Say goodby to the promised EELV launch cost savings!


The current commercial slump would have affected the legacy launch
costs even worse. Not something you can really blame on EELV.


I'm not so sure about this. U.S. launch vehicles have
almost always performed more Government than commercial
business. During the last 10 years, there have been an
average of 14.4 annual Atlas and Delta launches. If plans
hold, there will be 14 Atlas and Delta launches this year
(there have been 11 so far) - about average and more than
the past two years.

I suspect that Boeing and Lockheed Martin purposefully
overprojected the EELV commercial launch market in order
to meet the EELV cost-cutting provisions on paper. It
seems clear that they never really wanted to compete for
the commercial business. After all, both companies are
involved in ventures that divert commercial launches from
Atlas and Delta to Russian/Ukrainian rockets.

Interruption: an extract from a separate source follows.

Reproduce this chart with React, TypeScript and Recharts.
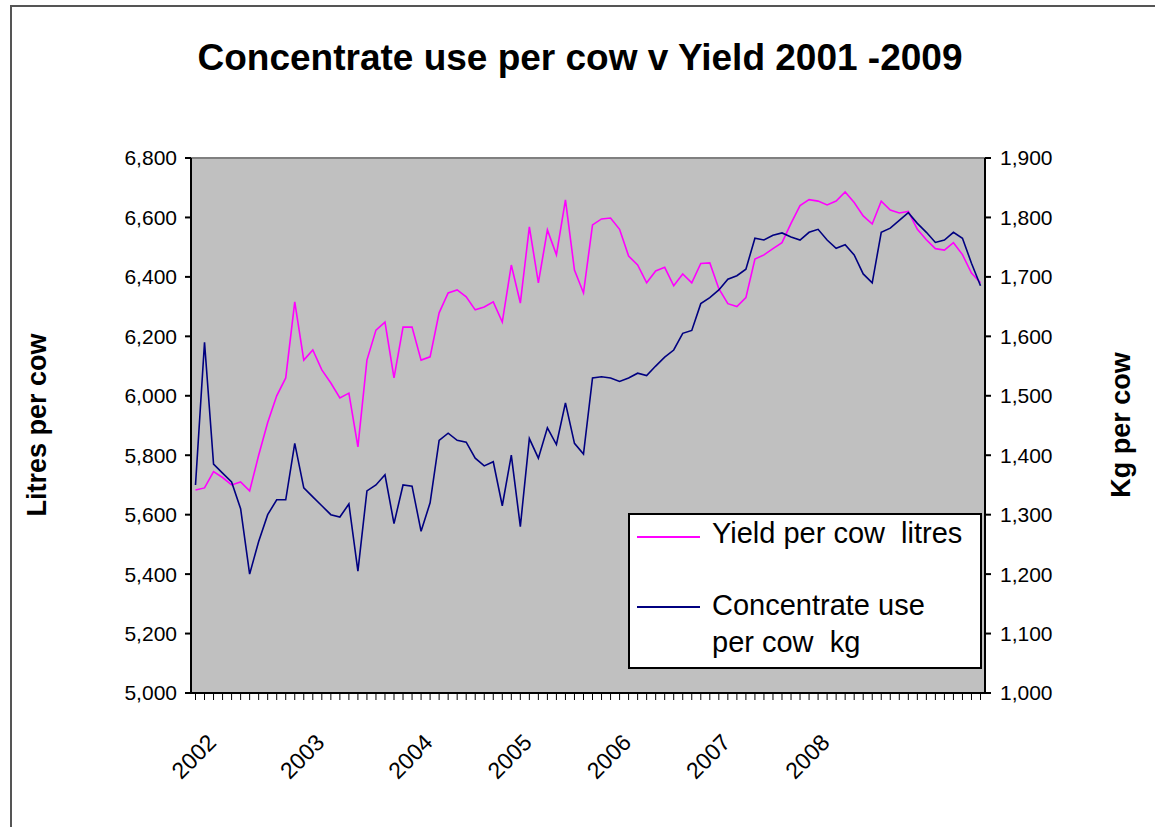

Boeing in particular has shunned commercial launches.
Remember that it was McDonnell Douglas, not Boeing, that
won the Iridium launch business that accounted for a
significant percentage of U.S. commercial flights during
the last decade.
- Ed Kyle


As a native of StLouis, MO, it is a fact I am only too well aware of.
The rapid combined losses of the A-12 & the X-33, as well as the
sunset on F/A-18 due to 'JSF,' made the buyout of McDD by either the
more politically savvy (and far less honest) LockMart or the ever more
risk-averse Boeing, swiftly inevitable.